After that, I couldn't tell my family. Besides, my mind was reeling and my body was so detached that I would touch my own hands numbly, doubting that they were mine. As the months passed, I began to wonder if I was even real. I hurt myself, to test if I existed and to see if I could feel more pain. Mostly I felt nothing but numbness. When I did feel anything, I felt grief for what I had lost: the sanctity of my body and the queer community which, by flirting with the boy who raped me, I thought I had betrayed.

On the second anniversary of the rape, I wrote a speech about feminism which a friend of mine read for my grade eleven English class. I told of how rape had reinforced my feminist views, and outed myself as a rape survivor. Yet I emphatically denied that I was a lesbian, telling my classmates that it was something I had thought about but that it didn't really describe me. I don't know what they made of that but it was, to an extent, true. At that point, I identified as asexual, thinking any hope I had of sexuality had been destroyed by rape, and denying the attractions that I felt towards women on the grounds that I didn't deserve those feelings. Now, I feel that asexuality wasn't the word or concept that I needed, but at the time it was a way for me to acknowledge for myself that I was certainly not straight. It also justified my own decision to trample my own same-sex attractions.

Overcome by pangs of jealousy when a friend came out as a lesbian, I called a queer youth helpline. They listened to me. They assured me that my past could not dictate my identity. The young woman at the end of the line never doubted me or denied my pain. She just said, "that's rough" and let me talk all I wanted. The guilt and uncertainty that had paralyzed me for two years began to melt away. I could almost feel my body thaw. It was not easy. Over the past few years I have felt and lived through the pain that I had denied by living separately from my own body. Dissociation, I have since learned, compounds physical pain and saves it for later, like a systemic burning regurgitation of an unwanted meal. That's not to say that I don't still sometimes dissociate - but it's a coping strategy I use when it's the safest thing to do at the time, rather than by default. I no longer hurt myself.

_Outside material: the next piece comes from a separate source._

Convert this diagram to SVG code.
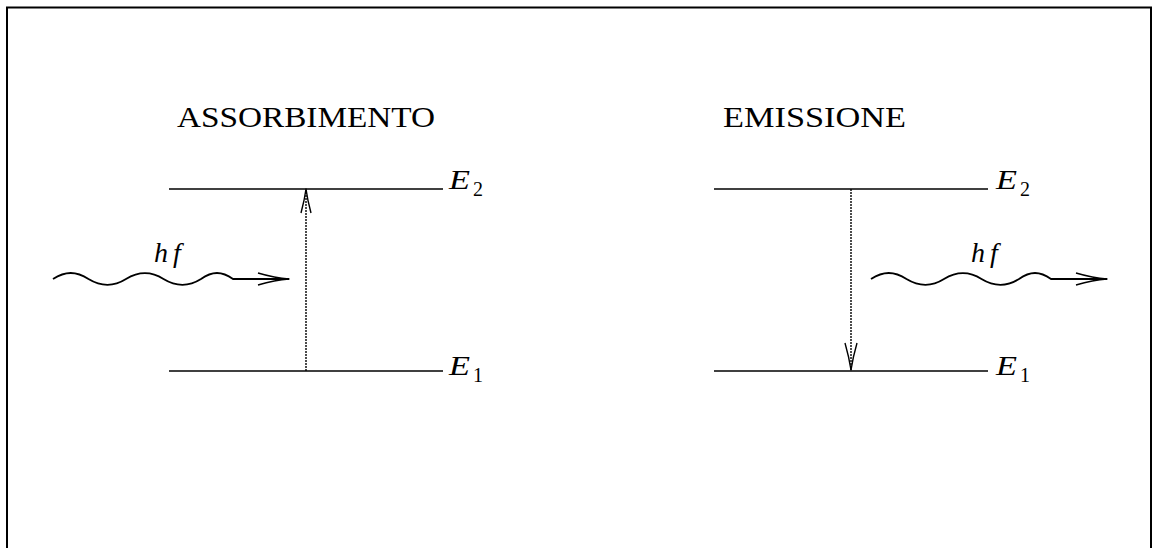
<svg xmlns="http://www.w3.org/2000/svg" width="1152" height="548" viewBox="0 0 1152 548">
<style>
.frame{fill:none;stroke:#000;stroke-width:2}
.lvl{stroke:#000;stroke-width:1.4;fill:none}
.tr{stroke:#000;stroke-width:1.4;stroke-dasharray:2 1;fill:none}
.head{stroke:#000;stroke-width:1.4;fill:none;stroke-linejoin:round}
.wave{stroke:#000;stroke-width:1.8;fill:none}
.title{font-family:"Liberation Serif",serif;font-size:30px;fill:#000}
.math{font-family:"Liberation Serif",serif;font-style:italic;font-size:28px;fill:#000}
.hf{letter-spacing:5px}
.sub{font-family:"Liberation Serif",serif;font-size:20px;fill:#000}
</style>
<defs>
<g id="wavearrow">
<path class="wave" d="M53,279 C65.4,271 76.1,271 88.5,279 C101.6,287 113.4,287 126,279 C139.1,271 150.9,271 163.5,279 C176.6,287 188.4,287 201,279 C212.2,271 221.8,271 233,279 L289,279"/>
<path class="head" d="M258,273 Q275,278 289,279 Q275,280 258,285"/>
</g>
</defs>
<rect class="frame" x="7" y="7.5" width="1144" height="600"/>
<g id="absorption">
<text class="title" x="177" y="127" textLength="258" lengthAdjust="spacingAndGlyphs">ASSORBIMENTO</text>
<g id="abs-E2"><line class="lvl" x1="169" y1="189" x2="443" y2="189"/><text class="math" x="449" y="189" textLength="21" lengthAdjust="spacingAndGlyphs">E</text><text class="sub" x="473" y="196">2</text></g>
<g id="abs-E1"><line class="lvl" x1="169" y1="371" x2="443" y2="371"/><text class="math" x="449" y="375" textLength="21" lengthAdjust="spacingAndGlyphs">E</text><text class="sub" x="473" y="382">1</text></g>
<g id="abs-photon"><use href="#wavearrow"/><text class="math hf" x="154" y="262">hf</text></g>
</g>
<g id="emission">
<text class="title" x="723" y="127" textLength="183" lengthAdjust="spacingAndGlyphs">EMISSIONE</text>
<g id="em-E2"><line class="lvl" x1="714" y1="189" x2="988" y2="189"/><text class="math" x="996" y="189" textLength="21" lengthAdjust="spacingAndGlyphs">E</text><text class="sub" x="1020" y="196">2</text></g>
<g id="em-E1"><line class="lvl" x1="714" y1="371" x2="988" y2="371"/><text class="math" x="996" y="375" textLength="21" lengthAdjust="spacingAndGlyphs">E</text><text class="sub" x="1020" y="382">1</text></g>
<g id="em-photon"><use href="#wavearrow" transform="translate(818,0)"/><text class="math hf" x="971" y="262">hf</text></g>
</g>
<g id="connectors">
<line class="tr" x1="306" y1="371" x2="306" y2="190"/>
<path class="head" d="M301,213 Q304.5,200 306,189 Q307.5,200 311,213"/>
<line class="tr" x1="851" y1="189" x2="851" y2="370"/>
<path class="head" d="M845,343 Q849,357 851,370 Q853,357 857,343"/>
</g>
</svg>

Days after calling the helpline, I came out to my immediate family, and in the weeks that followed, to some close friends. I was lucky to be surrounded by accepting and loving people. My fears of rejection and further abuse were unfounded. I only wish that I'd squarely faced homophobia and my fears of its potential impact before it blinded me to the positive forces that were with me, and within me, all along.